刘安金
“暑必兼湿”论,首见于岩《三时伏气外感篇》,其云“长夏湿令,暑必兼湿”……。后世不少医家把暑湿混为一谈,而有“暑必兼湿”或“暑必夹湿”之论。吴鞠通谓“后夏至温为热,热盛则湿动,热与湿搏而为暑也”;又云“温病最忌辛温,暑证不忌者,以暑必兼湿……”,说明吴氏对暑的认识也是暑必兼湿的。王孟英不同以上看法,其在于岩“暑必兼湿”论点中指出“暑令湿感,必多兼湿,故曰夹,犹之寒邪夹湿,湿证兼风,但是二病相兼,所谓暑中必有湿也。故论暑者,须知天上烈日之炎威,不可误以湿热二气并作一气始为暑也。而治暑者,须知其夹湿多矣”。以上可以看出,早在清代对“暑必兼湿”这一论点已有争辨。王孟英力辟此说,指出暑与湿虽多兼感,但非二气并作一气始能为暑,从而对暑、湿之概念及二者之间的关系作了澄清。

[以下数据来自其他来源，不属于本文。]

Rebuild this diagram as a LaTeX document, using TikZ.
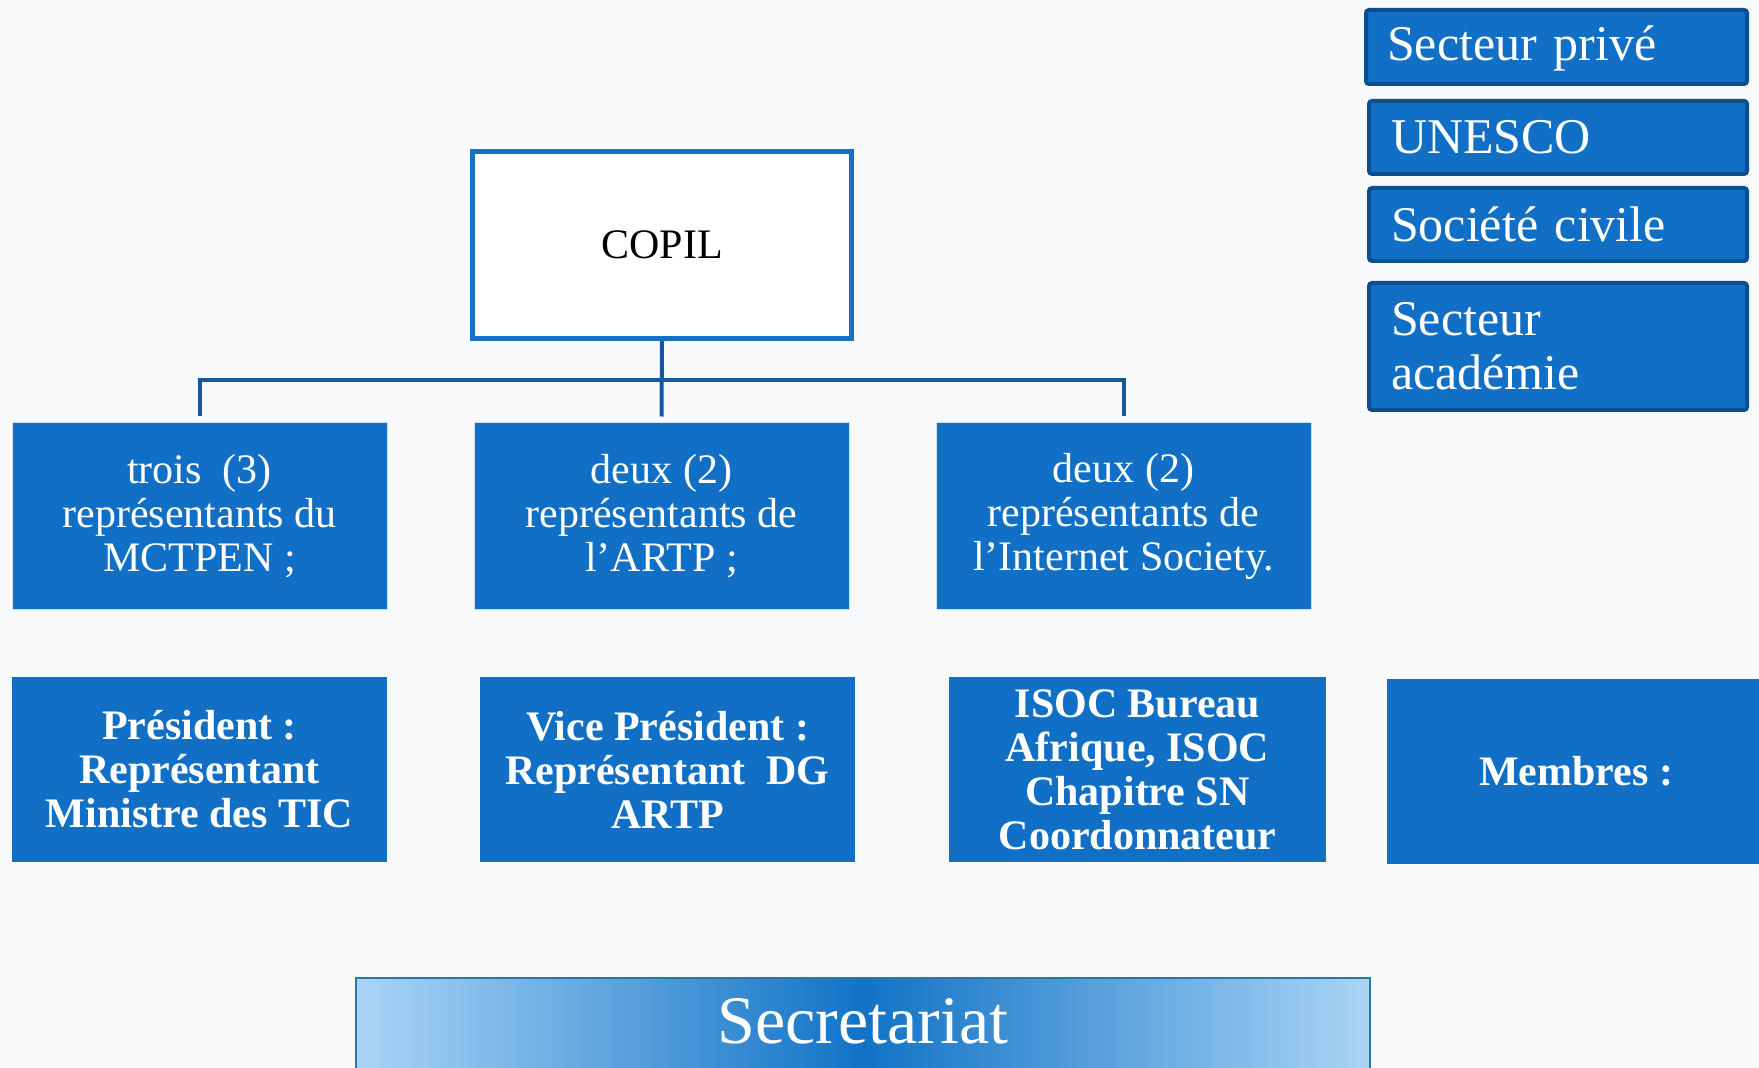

暑为六气之一,为夏令之主气,乃火热邪所化。《素问·五运行大论》曰“其在天为热,在地为火……其性为暑”;《素问·热论》又云“凡病伤寒而成温者,先夏至日为病温,后夏至日为病暑”。从而可以看出,此“暑”前者乃指夏令暑热气候而言,后者乃指暑热气候而发生之温病,即称暑病,虽未直接名曰暑湿,但实为暑湿之义。至吴鞠通乃直名曰暑温,实乃承此宗旨而已。而今的温病学讲义中所指感受暑热病毒而发生的温病,即称暑病,更为明确。暑温为暑病的一种,暑,若为一种致病因素,由于气候、地区及人体条件不同,致病范围也相当广泛,如中暑、暑病、暑痢、伤暑等。但暑本身存在突出的季节性。
“湿”亦为六气之一,为长夏之主气,但又分旺于四季,其无明显的季节性。因此湿邪为病,不仅限于长夏,四季皆可发生。湿可分为两大类型,即内湿与外湿。外湿是由久居湿地或冒雨涉水或伤于雾露渐之发病;内湿是由久病脾虚,或食生冷,或酒茶成癖,损伤脾气,中阳不振,运化失职而致病。暑温病等感受暑邪,病因与湿不同。但长夏多雨,天热地湿交蒸,感邪者每多兼湿;若内湿素盛,内外合邪,尤易成为湿温,或暑温兼湿之证。二者之间后者更为重要。故薛生白谓“太阴内伤,湿饮停聚,客邪再至,内外相引,故病湿热”。因胃为阳土主燥,脾为阴土主湿,湿热之邪中阻,中气实者其病在胃,而为热重于湿;中气弱者其病在脾,而为湿重于热。湿为阴邪,其性重着黏滞,湿邪侵袭人体,化痰化饮,皆以脾阳的盛衰而转移。因此笔者认为暑之兼湿与否,多与患者的体质有关,内因重于外因,而与外感雨露、久卧湿地所致之湿病在病机、症状上有所不同,应加以区别。
从自然界气候变化去认识《三时伏气外感篇》之“长夏湿令,暑必兼湿”,在大部分地区看来是正确的。因夏令雨湿较多,天热地蒸,造成天地阴阳相交、暑湿相同的气候变化,谓之暑必兼湿未尝不可。但叶氏在“长夏湿令,暑必兼湿”之后提出“暑伤气分,湿也伤气……”之说。至于后世吴鞠通把暑湿混为一谈,将“暑必兼湿”这一论点作为暑温的一个病机予以论述。笔者认为这种绝对化的见解,实有澄清之必要。如流行性乙型脑炎,从发病季节及临床表现,多属中医之暑温、伏暑、暑风、暑厥范畴。如果肯首“暑必兼湿”或“热必兼湿”,在治疗时将不无流弊。
“暑温”这一病名,首创于吴鞠通,在吴氏所著《温病条辨》暑温证首条即言“形似伤寒,但右脉洪大而数,左脉反小于右,口渴甚,面赤,汗大出者,名曰暑温,在手太阴,白虎汤主之”,主以白虎汤以除烦暑,并谓“白虎为暑温之正例也……”(温病条辨·上焦篇第22条)。从吴氏这一节所述之脉证表现,完全是热在气分,阳明热炽,而无湿证。同篇26条之“……身重者湿也,白虎加苍术汤主之”,才是暑温兼湿之证治。由此可见,吴氏在临床上还是把暑温与暑温兼湿之证分别施治的。因此,暑必兼湿”之说,殊未尽然。